■ Listing
'''

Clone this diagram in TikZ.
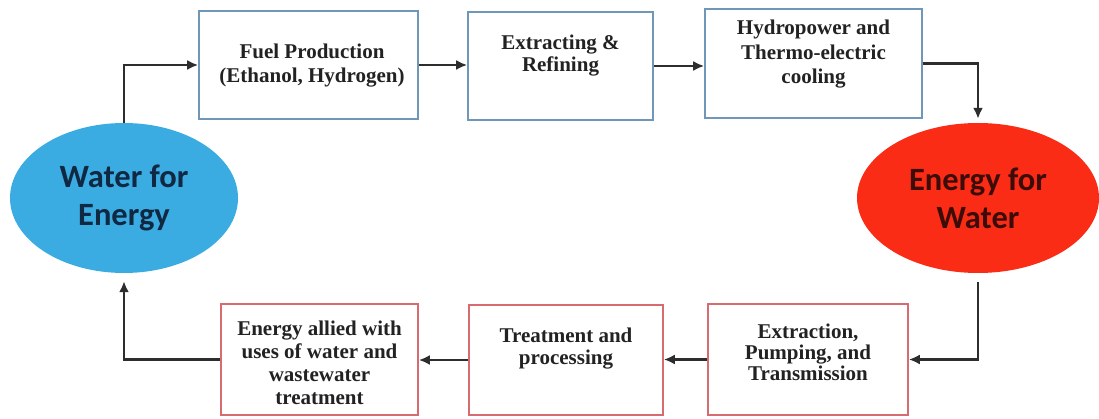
\documentclass[tikz,border=0pt]{standalone}
\usepackage{fontspec}
\setmainfont{Liberation Serif}
\newfontfamily\calfont{Carlito}
\usetikzlibrary{arrows.meta,shapes.geometric}
\definecolor{bluebd}{RGB}{112,150,184}
\definecolor{redbd}{RGB}{214,108,112}
\definecolor{skyb}{RGB}{58,172,226}
\definecolor{redell}{RGB}{250,44,22}
\definecolor{txt}{RGB}{34,34,34}
\definecolor{navy}{RGB}{16,40,66}
\definecolor{darkred}{RGB}{60,12,8}
\definecolor{arrc}{RGB}{45,45,45}
\begin{document}
\begin{tikzpicture}[x=1pt,y=-1pt,
  topbox/.style={draw=bluebd,line width=1.6pt,inner sep=0pt,fill=white},
  botbox/.style={draw=redbd,line width=1.6pt,inner sep=0pt,fill=white},
  lbl/.style={font=\bfseries\fontsize{21}{#1}\selectfont,align=center,text=txt,inner sep=0pt},
  lbl/.default=23,
  ell/.style={ellipse,inner sep=0pt,align=center,font=\calfont\bfseries\fontsize{32.5}{38}\selectfont},
  arr/.style={draw=arrc,line width=2.6pt,-{Latex[length=11pt,width=10pt]}},
  arrthin/.style={draw=arrc,line width=2.2pt,-{Latex[length=11pt,width=10pt]}}]
\useasboundingbox (0,0) rectangle (1099,419);
% top boxes
\node[topbox,minimum width=219pt,minimum height=108pt] (b1) at (308.5,65) {};
\node[topbox,minimum width=185pt,minimum height=108pt] (b2) at (560.5,66) {};
\node[topbox,minimum width=217pt,minimum height=109pt] (b3) at (813.5,63.5) {};
% bottom boxes
\node[botbox,minimum width=197pt,minimum height=111pt] (b4) at (319.5,359.5) {};
\node[botbox,minimum width=194pt,minimum height=110pt] (b5) at (566,360) {};
\node[botbox,minimum width=200pt,minimum height=111pt] (b6) at (808,359.5) {};
% labels
\node[lbl=24] (t1) at (312,66) {Fuel Production\\(Ethanol, Hydrogen)};
\node[lbl=22] (t2) at (560.5,56) {Extracting \&\\Refining};
\node[lbl=24.5] (t3) at (813.5,54.5) {Hydropower and\\Thermo-electric\\cooling};
\node[lbl] (t4) at (319.5,362.5) {Energy allied with\\uses of water and\\wastewater\\treatment};
\node[lbl=22] (t5) at (566,349) {Treatment and\\processing};
\node[lbl=21] (t6) at (808,352.5) {Extraction,\\Pumping, and\\Transmission};
% ellipses
\node[ell,fill=skyb,text=navy,minimum width=228pt,minimum height=150pt] (le) at (124,198) {Water for\\Energy};
\node[ell,fill=redell,text=darkred,minimum width=242pt,minimum height=150pt] (re) at (978,198) {Energy for\\Water};
% connectors
\draw[arr] (le.north) |- (b1.west);
\draw[arrthin] (b1.east) -- (b1.east -| b2.west);
\draw[arrthin] (b2.east) -- (b2.east -| b3.west);
\draw[arr,shorten >=4pt] (b3.east) -| (re.north);
\draw[arr,shorten <=9pt] (re.south) |- (b6.east);
\draw[arrthin] (b6.west) -- (b6.west -| b5.east);
\draw[arrthin] (b5.west) -- (b5.west -| b4.east);
\draw[arr,shorten >=8pt] (b4.west) -| (le.south);
\end{tikzpicture}
\end{document}
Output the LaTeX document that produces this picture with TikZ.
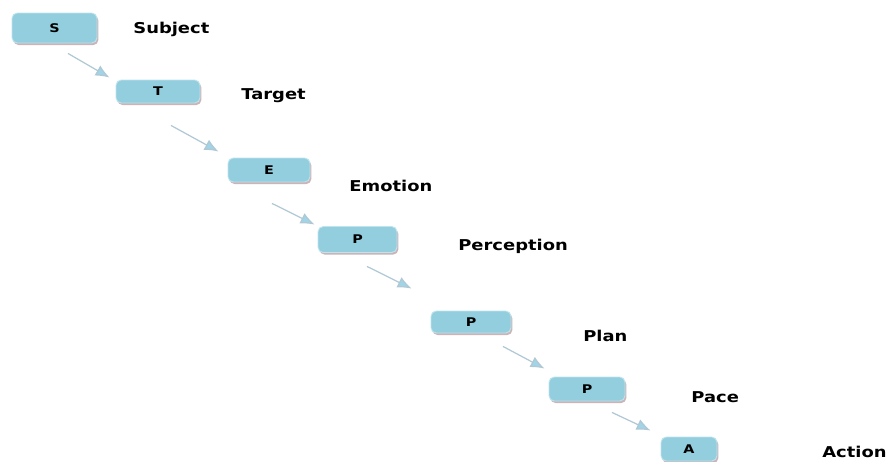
\documentclass[tikz,border=0pt]{standalone}
\usepackage{fontspec}
\setmainfont[FakeStretch=1.2]{DejaVu Sans}
\usetikzlibrary{arrows.meta, shadows}
\definecolor{boxblue}{RGB}{146,206,222}
\definecolor{boxedge}{RGB}{190,228,238}
\definecolor{shadowcolor}{RGB}{190,160,165}
\definecolor{linecolor}{RGB}{175,200,212}
\definecolor{tipcolor}{RGB}{160,212,230}
\tikzset{
    stepbox/.style={rectangle, draw=boxedge, fill=boxblue, rounded corners=3pt, line width=0.5pt,
        inner sep=0pt, font=\bfseries\fontsize{6.8}{8}\selectfont,
        drop shadow={shadow xshift=0.8pt, shadow yshift=-1.2pt, fill=shadowcolor, opacity=0.8}},
    label/.style={anchor=west, inner sep=0pt, font=\bfseries\fontsize{8.5}{10}\selectfont},
    arrow/.style={-{Latex[length=2.8mm, width=2.3mm, fill=tipcolor]}, draw=linecolor, line width=0.7pt}
}

\begin{document}
\begin{tikzpicture}[x=0.02cm, y=-0.02cm]

    \useasboundingbox (0,0) rectangle (889,461);

    % boxes
    \node[stepbox, minimum width=1.70cm, minimum height=0.60cm] (s) at (54.5,28) {S};
    \node[stepbox, minimum width=1.68cm, minimum height=0.46cm] (t) at (158,91.5) {T};
    \node[stepbox, minimum width=1.64cm, minimum height=0.48cm] (e) at (269,170) {E};
    \node[stepbox, minimum width=1.58cm, minimum height=0.52cm] (p1) at (357.5,239.5) {P};
    \node[stepbox, minimum width=1.60cm, minimum height=0.44cm] (p2) at (471,322) {P};
    \node[stepbox, minimum width=1.52cm, minimum height=0.48cm] (p3) at (587,389) {P};
    \node[stepbox, minimum width=1.12cm, minimum height=0.48cm] (a) at (689,449) {A};

    % labels
    \node[label] (subj) at (133,29) {Subject};
    \node[label] (targ) at (241,96) {Target};
    \node[label] (emot) at (349,186) {Emotion};
    \node[label] (perc) at (458,246) {Perception};
    \node[label] (plan) at (583,336) {Plan};
    \node[label] (pace) at (691,397) {Pace};
    \node[label] (actn) at (822,452) {Action};

    % arrows
    \draw[arrow] ([shift={(13.5,10)}]s.south) -- ([shift={(-6,-2)}]t.north west);
    \draw[arrow] ([shift={(13,22)}]t.south) -- ([shift={(-9,-6)}]e.north west);
    \draw[arrow] ([shift={(3,21)}]e.south) -- ([shift={(-3,-1.5)}]p1.north west);
    \draw[arrow] ([shift={(9.5,13.5)}]p1.south) -- ([shift={(-19,-22)}]p2.north west);
    \draw[arrow] ([shift={(32,13)}]p2.south) -- ([shift={(-4,-8)}]p3.north west);
    \draw[arrow] ([shift={(25,11)}]p3.south) -- ([shift={(-10,-6)}]a.north west);

\end{tikzpicture}
\end{document}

'''

■ What you are asked to do
Images do not belong in the copy; reproduce all other parts of the records above verbatim.

■ Output for this exercise
Clone this diagram in TikZ.
\documentclass[tikz,border=0pt]{standalone}
\usepackage{fontspec}
\setmainfont{Liberation Serif}
\newfontfamily\calfont{Carlito}
\usetikzlibrary{arrows.meta,shapes.geometric}
\definecolor{bluebd}{RGB}{112,150,184}
\definecolor{redbd}{RGB}{214,108,112}
\definecolor{skyb}{RGB}{58,172,226}
\definecolor{redell}{RGB}{250,44,22}
\definecolor{txt}{RGB}{34,34,34}
\definecolor{navy}{RGB}{16,40,66}
\definecolor{darkred}{RGB}{60,12,8}
\definecolor{arrc}{RGB}{45,45,45}
\begin{document}
\begin{tikzpicture}[x=1pt,y=-1pt,
  topbox/.style={draw=bluebd,line width=1.6pt,inner sep=0pt,fill=white},
  botbox/.style={draw=redbd,line width=1.6pt,inner sep=0pt,fill=white},
  lbl/.style={font=\bfseries\fontsize{21}{#1}\selectfont,align=center,text=txt,inner sep=0pt},
  lbl/.default=23,
  ell/.style={ellipse,inner sep=0pt,align=center,font=\calfont\bfseries\fontsize{32.5}{38}\selectfont},
  arr/.style={draw=arrc,line width=2.6pt,-{Latex[length=11pt,width=10pt]}},
  arrthin/.style={draw=arrc,line width=2.2pt,-{Latex[length=11pt,width=10pt]}}]
\useasboundingbox (0,0) rectangle (1099,419);
% top boxes
\node[topbox,minimum width=219pt,minimum height=108pt] (b1) at (308.5,65) {};
\node[topbox,minimum width=185pt,minimum height=108pt] (b2) at (560.5,66) {};
\node[topbox,minimum width=217pt,minimum height=109pt] (b3) at (813.5,63.5) {};
% bottom boxes
\node[botbox,minimum width=197pt,minimum height=111pt] (b4) at (319.5,359.5) {};
\node[botbox,minimum width=194pt,minimum height=110pt] (b5) at (566,360) {};
\node[botbox,minimum width=200pt,minimum height=111pt] (b6) at (808,359.5) {};
% labels
\node[lbl=24] (t1) at (312,66) {Fuel Production\\(Ethanol, Hydrogen)};
\node[lbl=22] (t2) at (560.5,56) {Extracting \&\\Refining};
\node[lbl=24.5] (t3) at (813.5,54.5) {Hydropower and\\Thermo-electric\\cooling};
\node[lbl] (t4) at (319.5,362.5) {Energy allied with\\uses of water and\\wastewater\\treatment};
\node[lbl=22] (t5) at (566,349) {Treatment and\\processing};
\node[lbl=21] (t6) at (808,352.5) {Extraction,\\Pumping, and\\Transmission};
% ellipses
\node[ell,fill=skyb,text=navy,minimum width=228pt,minimum height=150pt] (le) at (124,198) {Water for\\Energy};
\node[ell,fill=redell,text=darkred,minimum width=242pt,minimum height=150pt] (re) at (978,198) {Energy for\\Water};
% connectors
\draw[arr] (le.north) |- (b1.west);
\draw[arrthin] (b1.east) -- (b1.east -| b2.west);
\draw[arrthin] (b2.east) -- (b2.east -| b3.west);
\draw[arr,shorten >=4pt] (b3.east) -| (re.north);
\draw[arr,shorten <=9pt] (re.south) |- (b6.east);
\draw[arrthin] (b6.west) -- (b6.west -| b5.east);
\draw[arrthin] (b5.west) -- (b5.west -| b4.east);
\draw[arr,shorten >=8pt] (b4.west) -| (le.south);
\end{tikzpicture}
\end{document}
Output the LaTeX document that produces this picture with TikZ.
\documentclass[tikz,border=0pt]{standalone}
\usepackage{fontspec}
\setmainfont[FakeStretch=1.2]{DejaVu Sans}
\usetikzlibrary{arrows.meta, shadows}
\definecolor{boxblue}{RGB}{146,206,222}
\definecolor{boxedge}{RGB}{190,228,238}
\definecolor{shadowcolor}{RGB}{190,160,165}
\definecolor{linecolor}{RGB}{175,200,212}
\definecolor{tipcolor}{RGB}{160,212,230}
\tikzset{
    stepbox/.style={rectangle, draw=boxedge, fill=boxblue, rounded corners=3pt, line width=0.5pt,
        inner sep=0pt, font=\bfseries\fontsize{6.8}{8}\selectfont,
        drop shadow={shadow xshift=0.8pt, shadow yshift=-1.2pt, fill=shadowcolor, opacity=0.8}},
    label/.style={anchor=west, inner sep=0pt, font=\bfseries\fontsize{8.5}{10}\selectfont},
    arrow/.style={-{Latex[length=2.8mm, width=2.3mm, fill=tipcolor]}, draw=linecolor, line width=0.7pt}
}

\begin{document}
\begin{tikzpicture}[x=0.02cm, y=-0.02cm]

    \useasboundingbox (0,0) rectangle (889,461);

    % boxes
    \node[stepbox, minimum width=1.70cm, minimum height=0.60cm] (s) at (54.5,28) {S};
    \node[stepbox, minimum width=1.68cm, minimum height=0.46cm] (t) at (158,91.5) {T};
    \node[stepbox, minimum width=1.64cm, minimum height=0.48cm] (e) at (269,170) {E};
    \node[stepbox, minimum width=1.58cm, minimum height=0.52cm] (p1) at (357.5,239.5) {P};
    \node[stepbox, minimum width=1.60cm, minimum height=0.44cm] (p2) at (471,322) {P};
    \node[stepbox, minimum width=1.52cm, minimum height=0.48cm] (p3) at (587,389) {P};
    \node[stepbox, minimum width=1.12cm, minimum height=0.48cm] (a) at (689,449) {A};

    % labels
    \node[label] (subj) at (133,29) {Subject};
    \node[label] (targ) at (241,96) {Target};
    \node[label] (emot) at (349,186) {Emotion};
    \node[label] (perc) at (458,246) {Perception};
    \node[label] (plan) at (583,336) {Plan};
    \node[label] (pace) at (691,397) {Pace};
    \node[label] (actn) at (822,452) {Action};

    % arrows
    \draw[arrow] ([shift={(13.5,10)}]s.south) -- ([shift={(-6,-2)}]t.north west);
    \draw[arrow] ([shift={(13,22)}]t.south) -- ([shift={(-9,-6)}]e.north west);
    \draw[arrow] ([shift={(3,21)}]e.south) -- ([shift={(-3,-1.5)}]p1.north west);
    \draw[arrow] ([shift={(9.5,13.5)}]p1.south) -- ([shift={(-19,-22)}]p2.north west);
    \draw[arrow] ([shift={(32,13)}]p2.south) -- ([shift={(-4,-8)}]p3.north west);
    \draw[arrow] ([shift={(25,11)}]p3.south) -- ([shift={(-10,-6)}]a.north west);

\end{tikzpicture}
\end{document}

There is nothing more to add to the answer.